---------- Collected data
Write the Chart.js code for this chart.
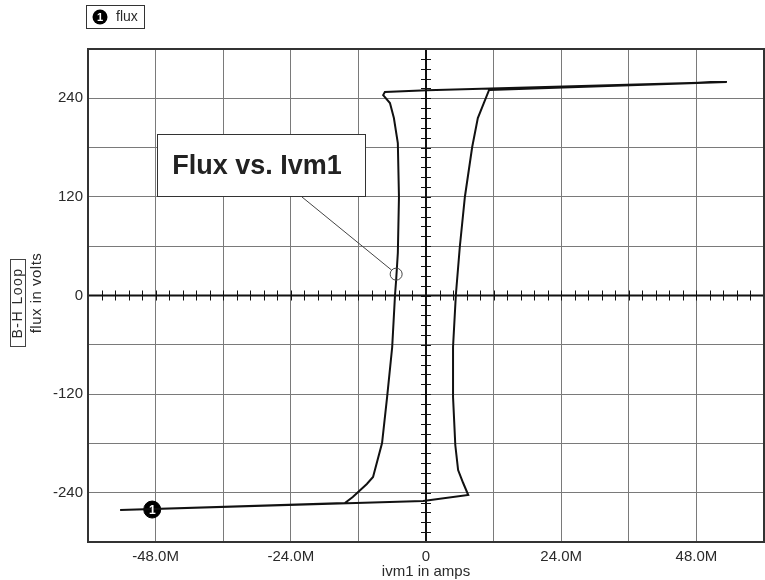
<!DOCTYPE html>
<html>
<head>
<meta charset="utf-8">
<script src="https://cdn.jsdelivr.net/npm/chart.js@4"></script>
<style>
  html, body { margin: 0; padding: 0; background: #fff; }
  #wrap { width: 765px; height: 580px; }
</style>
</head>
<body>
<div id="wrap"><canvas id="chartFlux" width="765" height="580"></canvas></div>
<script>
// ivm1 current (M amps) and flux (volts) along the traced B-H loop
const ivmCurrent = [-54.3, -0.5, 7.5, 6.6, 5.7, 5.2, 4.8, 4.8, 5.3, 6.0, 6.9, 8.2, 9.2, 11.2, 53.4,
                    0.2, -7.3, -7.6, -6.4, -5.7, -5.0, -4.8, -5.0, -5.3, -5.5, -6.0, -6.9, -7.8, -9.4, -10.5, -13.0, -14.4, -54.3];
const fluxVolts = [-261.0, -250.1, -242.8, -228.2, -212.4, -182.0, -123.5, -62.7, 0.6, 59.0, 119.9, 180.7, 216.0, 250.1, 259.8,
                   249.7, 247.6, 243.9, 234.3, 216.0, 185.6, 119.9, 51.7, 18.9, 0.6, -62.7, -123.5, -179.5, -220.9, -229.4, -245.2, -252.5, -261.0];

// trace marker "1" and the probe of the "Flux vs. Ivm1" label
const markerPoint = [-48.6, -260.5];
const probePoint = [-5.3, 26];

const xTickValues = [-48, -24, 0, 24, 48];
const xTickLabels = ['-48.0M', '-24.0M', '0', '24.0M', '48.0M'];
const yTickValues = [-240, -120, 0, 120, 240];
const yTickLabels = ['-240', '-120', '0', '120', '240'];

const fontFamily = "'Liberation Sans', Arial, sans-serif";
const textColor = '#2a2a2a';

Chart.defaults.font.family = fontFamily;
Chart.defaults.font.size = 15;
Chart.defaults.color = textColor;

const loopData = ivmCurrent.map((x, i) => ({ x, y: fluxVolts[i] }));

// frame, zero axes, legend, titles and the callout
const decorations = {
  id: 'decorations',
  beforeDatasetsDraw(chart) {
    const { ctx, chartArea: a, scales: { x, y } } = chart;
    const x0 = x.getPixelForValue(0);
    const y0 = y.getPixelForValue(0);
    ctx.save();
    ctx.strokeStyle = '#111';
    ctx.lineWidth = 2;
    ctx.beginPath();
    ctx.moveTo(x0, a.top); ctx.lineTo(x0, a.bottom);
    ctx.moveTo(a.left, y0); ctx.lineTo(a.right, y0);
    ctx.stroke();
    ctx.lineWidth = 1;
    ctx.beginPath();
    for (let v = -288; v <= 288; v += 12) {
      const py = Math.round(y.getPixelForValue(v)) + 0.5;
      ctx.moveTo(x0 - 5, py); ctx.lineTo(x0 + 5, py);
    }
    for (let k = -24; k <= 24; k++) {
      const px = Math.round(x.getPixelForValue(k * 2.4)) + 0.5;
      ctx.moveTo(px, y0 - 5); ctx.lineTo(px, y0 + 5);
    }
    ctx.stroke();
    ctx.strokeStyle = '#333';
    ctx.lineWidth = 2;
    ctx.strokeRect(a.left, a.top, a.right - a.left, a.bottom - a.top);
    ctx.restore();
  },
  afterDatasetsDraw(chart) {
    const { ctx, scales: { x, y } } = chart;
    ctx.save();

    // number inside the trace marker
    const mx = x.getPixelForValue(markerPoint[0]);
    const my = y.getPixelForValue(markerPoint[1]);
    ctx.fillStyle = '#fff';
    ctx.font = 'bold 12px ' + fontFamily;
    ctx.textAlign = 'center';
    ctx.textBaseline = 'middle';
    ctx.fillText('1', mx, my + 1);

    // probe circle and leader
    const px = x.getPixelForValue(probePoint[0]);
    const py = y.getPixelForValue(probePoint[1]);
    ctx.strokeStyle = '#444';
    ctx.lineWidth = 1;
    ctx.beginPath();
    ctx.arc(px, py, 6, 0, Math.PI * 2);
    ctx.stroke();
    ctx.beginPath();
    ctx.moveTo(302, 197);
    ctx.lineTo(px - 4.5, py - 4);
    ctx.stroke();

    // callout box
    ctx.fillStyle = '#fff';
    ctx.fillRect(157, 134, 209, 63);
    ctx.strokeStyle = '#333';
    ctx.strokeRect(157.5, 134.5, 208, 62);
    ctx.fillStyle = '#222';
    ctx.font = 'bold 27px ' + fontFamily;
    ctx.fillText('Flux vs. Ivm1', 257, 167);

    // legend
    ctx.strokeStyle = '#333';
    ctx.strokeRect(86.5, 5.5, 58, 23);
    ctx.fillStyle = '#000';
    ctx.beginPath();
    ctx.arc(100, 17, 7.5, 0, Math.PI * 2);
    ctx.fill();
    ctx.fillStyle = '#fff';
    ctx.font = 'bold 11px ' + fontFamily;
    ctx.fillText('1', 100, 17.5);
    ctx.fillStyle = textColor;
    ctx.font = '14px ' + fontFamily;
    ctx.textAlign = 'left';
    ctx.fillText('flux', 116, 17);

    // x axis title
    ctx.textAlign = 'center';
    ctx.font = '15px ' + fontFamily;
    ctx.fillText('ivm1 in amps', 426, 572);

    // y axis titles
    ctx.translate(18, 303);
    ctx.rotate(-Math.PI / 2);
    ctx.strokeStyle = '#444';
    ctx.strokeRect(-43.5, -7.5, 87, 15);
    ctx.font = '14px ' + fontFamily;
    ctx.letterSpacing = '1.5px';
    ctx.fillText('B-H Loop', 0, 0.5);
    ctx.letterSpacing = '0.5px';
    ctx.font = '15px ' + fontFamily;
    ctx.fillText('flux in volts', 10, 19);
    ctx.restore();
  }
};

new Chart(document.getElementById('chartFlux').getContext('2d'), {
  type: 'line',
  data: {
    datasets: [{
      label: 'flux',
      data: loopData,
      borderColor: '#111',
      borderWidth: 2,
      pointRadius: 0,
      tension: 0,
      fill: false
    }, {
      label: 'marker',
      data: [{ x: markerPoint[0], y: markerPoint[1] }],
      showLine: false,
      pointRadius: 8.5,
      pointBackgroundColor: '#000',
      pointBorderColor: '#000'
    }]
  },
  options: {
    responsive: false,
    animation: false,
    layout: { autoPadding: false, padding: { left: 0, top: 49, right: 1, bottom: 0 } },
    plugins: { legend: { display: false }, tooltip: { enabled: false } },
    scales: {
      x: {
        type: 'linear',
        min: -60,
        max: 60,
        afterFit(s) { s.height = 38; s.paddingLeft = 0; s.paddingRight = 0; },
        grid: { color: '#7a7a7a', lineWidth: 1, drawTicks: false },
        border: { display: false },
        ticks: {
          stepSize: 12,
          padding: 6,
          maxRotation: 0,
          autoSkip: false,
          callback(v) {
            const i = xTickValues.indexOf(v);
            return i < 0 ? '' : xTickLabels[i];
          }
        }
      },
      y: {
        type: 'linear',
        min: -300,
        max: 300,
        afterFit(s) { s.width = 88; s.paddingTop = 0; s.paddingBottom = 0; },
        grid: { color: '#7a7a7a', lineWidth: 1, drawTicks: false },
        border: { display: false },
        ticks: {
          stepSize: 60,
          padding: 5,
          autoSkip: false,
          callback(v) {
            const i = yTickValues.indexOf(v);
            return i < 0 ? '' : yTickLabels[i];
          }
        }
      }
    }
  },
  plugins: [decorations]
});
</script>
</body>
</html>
--------------------
Request
Quote the material exactly. Pictures stay out.

Answer to the task
Write the Chart.js code for this chart.
<!DOCTYPE html>
<html>
<head>
<meta charset="utf-8">
<script src="https://cdn.jsdelivr.net/npm/chart.js@4"></script>
<style>
  html, body { margin: 0; padding: 0; background: #fff; }
  #wrap { width: 765px; height: 580px; }
</style>
</head>
<body>
<div id="wrap"><canvas id="chartFlux" width="765" height="580"></canvas></div>
<script>
// ivm1 current (M amps) and flux (volts) along the traced B-H loop
const ivmCurrent = [-54.3, -0.5, 7.5, 6.6, 5.7, 5.2, 4.8, 4.8, 5.3, 6.0, 6.9, 8.2, 9.2, 11.2, 53.4,
                    0.2, -7.3, -7.6, -6.4, -5.7, -5.0, -4.8, -5.0, -5.3, -5.5, -6.0, -6.9, -7.8, -9.4, -10.5, -13.0, -14.4, -54.3];
const fluxVolts = [-261.0, -250.1, -242.8, -228.2, -212.4, -182.0, -123.5, -62.7, 0.6, 59.0, 119.9, 180.7, 216.0, 250.1, 259.8,
                   249.7, 247.6, 243.9, 234.3, 216.0, 185.6, 119.9, 51.7, 18.9, 0.6, -62.7, -123.5, -179.5, -220.9, -229.4, -245.2, -252.5, -261.0];

// trace marker "1" and the probe of the "Flux vs. Ivm1" label
const markerPoint = [-48.6, -260.5];
const probePoint = [-5.3, 26];

const xTickValues = [-48, -24, 0, 24, 48];
const xTickLabels = ['-48.0M', '-24.0M', '0', '24.0M', '48.0M'];
const yTickValues = [-240, -120, 0, 120, 240];
const yTickLabels = ['-240', '-120', '0', '120', '240'];

const fontFamily = "'Liberation Sans', Arial, sans-serif";
const textColor = '#2a2a2a';

Chart.defaults.font.family = fontFamily;
Chart.defaults.font.size = 15;
Chart.defaults.color = textColor;

const loopData = ivmCurrent.map((x, i) => ({ x, y: fluxVolts[i] }));

// frame, zero axes, legend, titles and the callout
const decorations = {
  id: 'decorations',
  beforeDatasetsDraw(chart) {
    const { ctx, chartArea: a, scales: { x, y } } = chart;
    const x0 = x.getPixelForValue(0);
    const y0 = y.getPixelForValue(0);
    ctx.save();
    ctx.strokeStyle = '#111';
    ctx.lineWidth = 2;
    ctx.beginPath();
    ctx.moveTo(x0, a.top); ctx.lineTo(x0, a.bottom);
    ctx.moveTo(a.left, y0); ctx.lineTo(a.right, y0);
    ctx.stroke();
    ctx.lineWidth = 1;
    ctx.beginPath();
    for (let v = -288; v <= 288; v += 12) {
      const py = Math.round(y.getPixelForValue(v)) + 0.5;
      ctx.moveTo(x0 - 5, py); ctx.lineTo(x0 + 5, py);
    }
    for (let k = -24; k <= 24; k++) {
      const px = Math.round(x.getPixelForValue(k * 2.4)) + 0.5;
      ctx.moveTo(px, y0 - 5); ctx.lineTo(px, y0 + 5);
    }
    ctx.stroke();
    ctx.strokeStyle = '#333';
    ctx.lineWidth = 2;
    ctx.strokeRect(a.left, a.top, a.right - a.left, a.bottom - a.top);
    ctx.restore();
  },
  afterDatasetsDraw(chart) {
    const { ctx, scales: { x, y } } = chart;
    ctx.save();

    // number inside the trace marker
    const mx = x.getPixelForValue(markerPoint[0]);
    const my = y.getPixelForValue(markerPoint[1]);
    ctx.fillStyle = '#fff';
    ctx.font = 'bold 12px ' + fontFamily;
    ctx.textAlign = 'center';
    ctx.textBaseline = 'middle';
    ctx.fillText('1', mx, my + 1);

    // probe circle and leader
    const px = x.getPixelForValue(probePoint[0]);
    const py = y.getPixelForValue(probePoint[1]);
    ctx.strokeStyle = '#444';
    ctx.lineWidth = 1;
    ctx.beginPath();
    ctx.arc(px, py, 6, 0, Math.PI * 2);
    ctx.stroke();
    ctx.beginPath();
    ctx.moveTo(302, 197);
    ctx.lineTo(px - 4.5, py - 4);
    ctx.stroke();

    // callout box
    ctx.fillStyle = '#fff';
    ctx.fillRect(157, 134, 209, 63);
    ctx.strokeStyle = '#333';
    ctx.strokeRect(157.5, 134.5, 208, 62);
    ctx.fillStyle = '#222';
    ctx.font = 'bold 27px ' + fontFamily;
    ctx.fillText('Flux vs. Ivm1', 257, 167);

    // legend
    ctx.strokeStyle = '#333';
    ctx.strokeRect(86.5, 5.5, 58, 23);
    ctx.fillStyle = '#000';
    ctx.beginPath();
    ctx.arc(100, 17, 7.5, 0, Math.PI * 2);
    ctx.fill();
    ctx.fillStyle = '#fff';
    ctx.font = 'bold 11px ' + fontFamily;
    ctx.fillText('1', 100, 17.5);
    ctx.fillStyle = textColor;
    ctx.font = '14px ' + fontFamily;
    ctx.textAlign = 'left';
    ctx.fillText('flux', 116, 17);

    // x axis title
    ctx.textAlign = 'center';
    ctx.font = '15px ' + fontFamily;
    ctx.fillText('ivm1 in amps', 426, 572);

    // y axis titles
    ctx.translate(18, 303);
    ctx.rotate(-Math.PI / 2);
    ctx.strokeStyle = '#444';
    ctx.strokeRect(-43.5, -7.5, 87, 15);
    ctx.font = '14px ' + fontFamily;
    ctx.letterSpacing = '1.5px';
    ctx.fillText('B-H Loop', 0, 0.5);
    ctx.letterSpacing = '0.5px';
    ctx.font = '15px ' + fontFamily;
    ctx.fillText('flux in volts', 10, 19);
    ctx.restore();
  }
};

new Chart(document.getElementById('chartFlux').getContext('2d'), {
  type: 'line',
  data: {
    datasets: [{
      label: 'flux',
      data: loopData,
      borderColor: '#111',
      borderWidth: 2,
      pointRadius: 0,
      tension: 0,
      fill: false
    }, {
      label: 'marker',
      data: [{ x: markerPoint[0], y: markerPoint[1] }],
      showLine: false,
      pointRadius: 8.5,
      pointBackgroundColor: '#000',
      pointBorderColor: '#000'
    }]
  },
  options: {
    responsive: false,
    animation: false,
    layout: { autoPadding: false, padding: { left: 0, top: 49, right: 1, bottom: 0 } },
    plugins: { legend: { display: false }, tooltip: { enabled: false } },
    scales: {
      x: {
        type: 'linear',
        min: -60,
        max: 60,
        afterFit(s) { s.height = 38; s.paddingLeft = 0; s.paddingRight = 0; },
        grid: { color: '#7a7a7a', lineWidth: 1, drawTicks: false },
        border: { display: false },
        ticks: {
          stepSize: 12,
          padding: 6,
          maxRotation: 0,
          autoSkip: false,
          callback(v) {
            const i = xTickValues.indexOf(v);
            return i < 0 ? '' : xTickLabels[i];
          }
        }
      },
      y: {
        type: 'linear',
        min: -300,
        max: 300,
        afterFit(s) { s.width = 88; s.paddingTop = 0; s.paddingBottom = 0; },
        grid: { color: '#7a7a7a', lineWidth: 1, drawTicks: false },
        border: { display: false },
        ticks: {
          stepSize: 60,
          padding: 5,
          autoSkip: false,
          callback(v) {
            const i = yTickValues.indexOf(v);
            return i < 0 ? '' : yTickLabels[i];
          }
        }
      }
    }
  },
  plugins: [decorations]
});
</script>
</body>
</html>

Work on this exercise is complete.